> [Task to complete]: Please print exactly the lines below, from the start of the material up to and including the line with "0.02211, 0.0228, 0.02321];", but none of the pictures.

> [Given data]:
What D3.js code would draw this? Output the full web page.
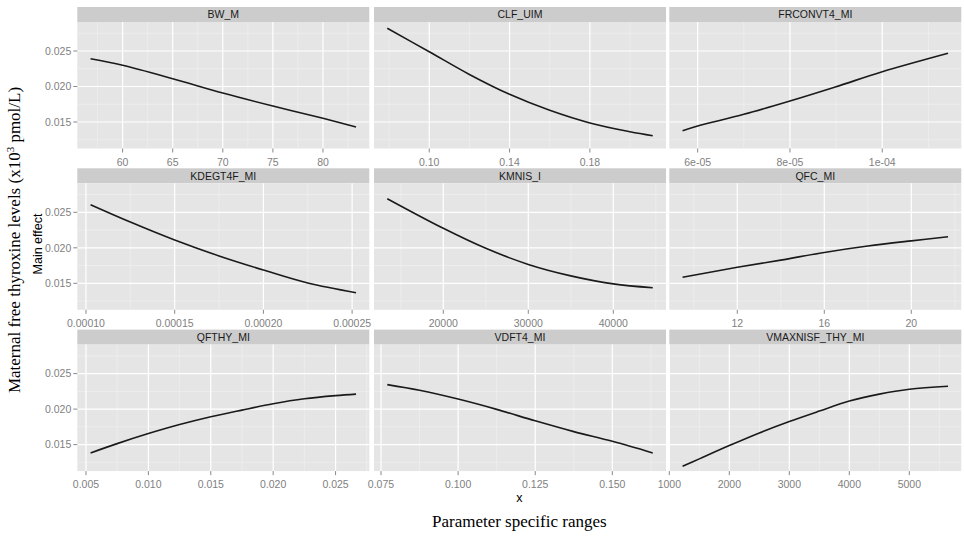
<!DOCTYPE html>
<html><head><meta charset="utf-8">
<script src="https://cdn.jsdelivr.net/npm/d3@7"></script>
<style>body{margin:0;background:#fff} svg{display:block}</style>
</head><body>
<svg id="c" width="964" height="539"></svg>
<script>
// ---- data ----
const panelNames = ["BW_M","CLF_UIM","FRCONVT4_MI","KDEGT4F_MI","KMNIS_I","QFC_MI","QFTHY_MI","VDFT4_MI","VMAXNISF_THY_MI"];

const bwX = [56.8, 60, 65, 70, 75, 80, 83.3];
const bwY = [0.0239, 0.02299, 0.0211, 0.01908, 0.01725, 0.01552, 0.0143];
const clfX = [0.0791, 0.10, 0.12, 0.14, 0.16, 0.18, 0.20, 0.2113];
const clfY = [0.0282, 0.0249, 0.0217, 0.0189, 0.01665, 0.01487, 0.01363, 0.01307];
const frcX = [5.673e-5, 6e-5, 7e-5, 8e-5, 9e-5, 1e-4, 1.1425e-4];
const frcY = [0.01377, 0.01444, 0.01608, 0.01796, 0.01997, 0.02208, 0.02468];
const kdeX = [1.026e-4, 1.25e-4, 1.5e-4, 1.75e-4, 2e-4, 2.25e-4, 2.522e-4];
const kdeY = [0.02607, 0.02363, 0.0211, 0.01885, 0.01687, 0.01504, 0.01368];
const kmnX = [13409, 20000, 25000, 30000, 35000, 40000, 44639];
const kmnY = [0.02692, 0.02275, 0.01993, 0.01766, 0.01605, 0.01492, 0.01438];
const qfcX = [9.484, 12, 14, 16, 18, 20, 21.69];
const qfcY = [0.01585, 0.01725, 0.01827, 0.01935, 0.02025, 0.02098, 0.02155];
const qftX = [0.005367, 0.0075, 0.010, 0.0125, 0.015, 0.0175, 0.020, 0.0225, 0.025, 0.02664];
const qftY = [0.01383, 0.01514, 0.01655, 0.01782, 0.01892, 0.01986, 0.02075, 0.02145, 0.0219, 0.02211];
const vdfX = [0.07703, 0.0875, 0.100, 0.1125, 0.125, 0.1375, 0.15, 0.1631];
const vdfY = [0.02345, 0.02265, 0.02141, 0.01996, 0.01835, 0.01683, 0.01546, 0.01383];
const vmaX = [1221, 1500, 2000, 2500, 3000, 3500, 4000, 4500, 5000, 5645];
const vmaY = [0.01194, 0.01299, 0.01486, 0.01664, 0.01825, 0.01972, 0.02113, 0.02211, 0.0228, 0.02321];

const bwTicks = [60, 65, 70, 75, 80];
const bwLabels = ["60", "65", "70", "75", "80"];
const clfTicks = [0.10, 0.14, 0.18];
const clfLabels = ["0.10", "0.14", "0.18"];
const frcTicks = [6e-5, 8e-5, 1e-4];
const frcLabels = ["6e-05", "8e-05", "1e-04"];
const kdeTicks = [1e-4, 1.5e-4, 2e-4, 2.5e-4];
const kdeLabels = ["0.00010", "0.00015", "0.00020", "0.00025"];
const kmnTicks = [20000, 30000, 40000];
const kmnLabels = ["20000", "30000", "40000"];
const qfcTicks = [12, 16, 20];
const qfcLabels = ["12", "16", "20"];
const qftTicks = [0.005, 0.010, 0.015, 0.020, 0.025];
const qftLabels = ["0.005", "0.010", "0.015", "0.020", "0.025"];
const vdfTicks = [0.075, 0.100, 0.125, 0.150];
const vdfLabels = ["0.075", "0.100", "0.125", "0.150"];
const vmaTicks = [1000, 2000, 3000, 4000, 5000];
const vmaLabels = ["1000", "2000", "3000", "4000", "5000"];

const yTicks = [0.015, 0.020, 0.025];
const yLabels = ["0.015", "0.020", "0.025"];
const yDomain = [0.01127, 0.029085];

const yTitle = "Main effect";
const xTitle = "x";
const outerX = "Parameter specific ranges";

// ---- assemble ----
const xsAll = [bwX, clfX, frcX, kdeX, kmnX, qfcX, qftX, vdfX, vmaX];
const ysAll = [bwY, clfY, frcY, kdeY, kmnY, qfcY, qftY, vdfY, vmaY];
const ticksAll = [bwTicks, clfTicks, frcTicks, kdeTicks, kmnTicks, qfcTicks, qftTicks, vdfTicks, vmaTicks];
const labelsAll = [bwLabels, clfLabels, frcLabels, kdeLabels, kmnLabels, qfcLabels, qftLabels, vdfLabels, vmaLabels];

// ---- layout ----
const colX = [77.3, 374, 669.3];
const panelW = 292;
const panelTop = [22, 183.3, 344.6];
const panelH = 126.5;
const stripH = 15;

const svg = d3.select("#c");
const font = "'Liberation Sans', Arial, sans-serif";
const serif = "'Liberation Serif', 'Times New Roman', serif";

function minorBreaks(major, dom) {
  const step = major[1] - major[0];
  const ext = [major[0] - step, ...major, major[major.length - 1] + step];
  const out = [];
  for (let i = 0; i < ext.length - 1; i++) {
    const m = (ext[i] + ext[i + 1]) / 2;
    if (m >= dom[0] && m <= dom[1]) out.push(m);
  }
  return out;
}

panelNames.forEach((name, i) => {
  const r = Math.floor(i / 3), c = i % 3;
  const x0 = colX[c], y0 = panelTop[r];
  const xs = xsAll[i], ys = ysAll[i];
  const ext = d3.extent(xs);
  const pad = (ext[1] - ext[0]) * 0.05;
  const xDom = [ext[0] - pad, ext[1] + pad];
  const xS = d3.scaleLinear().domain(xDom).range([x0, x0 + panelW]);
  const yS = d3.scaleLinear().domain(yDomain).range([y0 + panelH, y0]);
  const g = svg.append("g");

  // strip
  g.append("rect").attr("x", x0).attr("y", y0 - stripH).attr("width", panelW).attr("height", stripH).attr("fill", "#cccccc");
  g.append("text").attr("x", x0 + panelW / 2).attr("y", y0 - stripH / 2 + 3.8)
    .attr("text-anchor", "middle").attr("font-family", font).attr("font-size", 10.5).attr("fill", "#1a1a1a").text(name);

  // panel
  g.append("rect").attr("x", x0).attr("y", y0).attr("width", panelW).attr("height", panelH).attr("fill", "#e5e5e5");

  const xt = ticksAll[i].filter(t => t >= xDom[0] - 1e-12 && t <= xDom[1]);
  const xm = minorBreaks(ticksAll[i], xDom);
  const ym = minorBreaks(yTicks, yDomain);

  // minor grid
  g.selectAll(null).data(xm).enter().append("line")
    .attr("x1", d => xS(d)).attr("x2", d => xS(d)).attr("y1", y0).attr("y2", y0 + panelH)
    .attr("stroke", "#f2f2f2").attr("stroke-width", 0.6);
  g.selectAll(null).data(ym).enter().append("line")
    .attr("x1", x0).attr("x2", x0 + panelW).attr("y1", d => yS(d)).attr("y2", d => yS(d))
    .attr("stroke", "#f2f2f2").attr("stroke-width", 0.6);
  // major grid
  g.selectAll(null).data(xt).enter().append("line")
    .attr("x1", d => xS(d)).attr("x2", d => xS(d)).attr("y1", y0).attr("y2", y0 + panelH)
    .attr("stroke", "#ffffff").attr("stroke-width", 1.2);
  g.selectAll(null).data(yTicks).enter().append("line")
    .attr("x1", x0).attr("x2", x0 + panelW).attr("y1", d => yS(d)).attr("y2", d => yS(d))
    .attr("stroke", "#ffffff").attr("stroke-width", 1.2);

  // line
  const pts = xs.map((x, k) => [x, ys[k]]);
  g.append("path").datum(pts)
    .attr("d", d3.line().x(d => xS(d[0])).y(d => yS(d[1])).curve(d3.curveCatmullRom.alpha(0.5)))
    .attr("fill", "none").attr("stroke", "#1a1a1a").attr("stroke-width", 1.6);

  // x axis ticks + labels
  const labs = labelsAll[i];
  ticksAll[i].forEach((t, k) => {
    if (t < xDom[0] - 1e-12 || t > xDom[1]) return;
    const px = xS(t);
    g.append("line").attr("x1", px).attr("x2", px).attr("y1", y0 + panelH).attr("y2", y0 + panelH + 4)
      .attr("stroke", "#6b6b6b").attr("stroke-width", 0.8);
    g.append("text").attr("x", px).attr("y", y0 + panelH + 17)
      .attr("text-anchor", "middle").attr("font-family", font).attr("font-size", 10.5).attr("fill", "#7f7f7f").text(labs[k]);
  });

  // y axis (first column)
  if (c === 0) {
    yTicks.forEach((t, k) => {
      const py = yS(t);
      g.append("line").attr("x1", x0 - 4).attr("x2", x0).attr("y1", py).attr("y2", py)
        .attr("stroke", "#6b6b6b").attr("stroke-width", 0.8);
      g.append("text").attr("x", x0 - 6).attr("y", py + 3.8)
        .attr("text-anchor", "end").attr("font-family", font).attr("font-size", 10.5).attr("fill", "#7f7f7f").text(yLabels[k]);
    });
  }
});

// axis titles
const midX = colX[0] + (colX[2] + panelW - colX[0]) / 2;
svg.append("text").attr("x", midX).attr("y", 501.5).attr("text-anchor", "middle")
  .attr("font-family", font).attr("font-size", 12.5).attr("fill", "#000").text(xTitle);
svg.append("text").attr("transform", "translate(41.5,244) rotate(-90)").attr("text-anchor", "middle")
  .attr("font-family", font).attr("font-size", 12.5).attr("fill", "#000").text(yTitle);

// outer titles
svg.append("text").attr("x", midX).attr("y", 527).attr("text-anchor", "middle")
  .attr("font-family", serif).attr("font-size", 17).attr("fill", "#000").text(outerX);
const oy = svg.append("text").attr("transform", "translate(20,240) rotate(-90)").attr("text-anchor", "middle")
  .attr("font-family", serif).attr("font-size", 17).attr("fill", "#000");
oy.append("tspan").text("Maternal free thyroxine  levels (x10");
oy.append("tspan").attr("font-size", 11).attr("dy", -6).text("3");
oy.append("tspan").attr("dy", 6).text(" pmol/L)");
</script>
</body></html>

> [Solution below]:
What D3.js code would draw this? Output the full web page.
<!DOCTYPE html>
<html><head><meta charset="utf-8">
<script src="https://cdn.jsdelivr.net/npm/d3@7"></script>
<style>body{margin:0;background:#fff} svg{display:block}</style>
</head><body>
<svg id="c" width="964" height="539"></svg>
<script>
// ---- data ----
const panelNames = ["BW_M","CLF_UIM","FRCONVT4_MI","KDEGT4F_MI","KMNIS_I","QFC_MI","QFTHY_MI","VDFT4_MI","VMAXNISF_THY_MI"];

const bwX = [56.8, 60, 65, 70, 75, 80, 83.3];
const bwY = [0.0239, 0.02299, 0.0211, 0.01908, 0.01725, 0.01552, 0.0143];
const clfX = [0.0791, 0.10, 0.12, 0.14, 0.16, 0.18, 0.20, 0.2113];
const clfY = [0.0282, 0.0249, 0.0217, 0.0189, 0.01665, 0.01487, 0.01363, 0.01307];
const frcX = [5.673e-5, 6e-5, 7e-5, 8e-5, 9e-5, 1e-4, 1.1425e-4];
const frcY = [0.01377, 0.01444, 0.01608, 0.01796, 0.01997, 0.02208, 0.02468];
const kdeX = [1.026e-4, 1.25e-4, 1.5e-4, 1.75e-4, 2e-4, 2.25e-4, 2.522e-4];
const kdeY = [0.02607, 0.02363, 0.0211, 0.01885, 0.01687, 0.01504, 0.01368];
const kmnX = [13409, 20000, 25000, 30000, 35000, 40000, 44639];
const kmnY = [0.02692, 0.02275, 0.01993, 0.01766, 0.01605, 0.01492, 0.01438];
const qfcX = [9.484, 12, 14, 16, 18, 20, 21.69];
const qfcY = [0.01585, 0.01725, 0.01827, 0.01935, 0.02025, 0.02098, 0.02155];
const qftX = [0.005367, 0.0075, 0.010, 0.0125, 0.015, 0.0175, 0.020, 0.0225, 0.025, 0.02664];
const qftY = [0.01383, 0.01514, 0.01655, 0.01782, 0.01892, 0.01986, 0.02075, 0.02145, 0.0219, 0.02211];
const vdfX = [0.07703, 0.0875, 0.100, 0.1125, 0.125, 0.1375, 0.15, 0.1631];
const vdfY = [0.02345, 0.02265, 0.02141, 0.01996, 0.01835, 0.01683, 0.01546, 0.01383];
const vmaX = [1221, 1500, 2000, 2500, 3000, 3500, 4000, 4500, 5000, 5645];
const vmaY = [0.01194, 0.01299, 0.01486, 0.01664, 0.01825, 0.01972, 0.02113, 0.02211, 0.0228, 0.02321];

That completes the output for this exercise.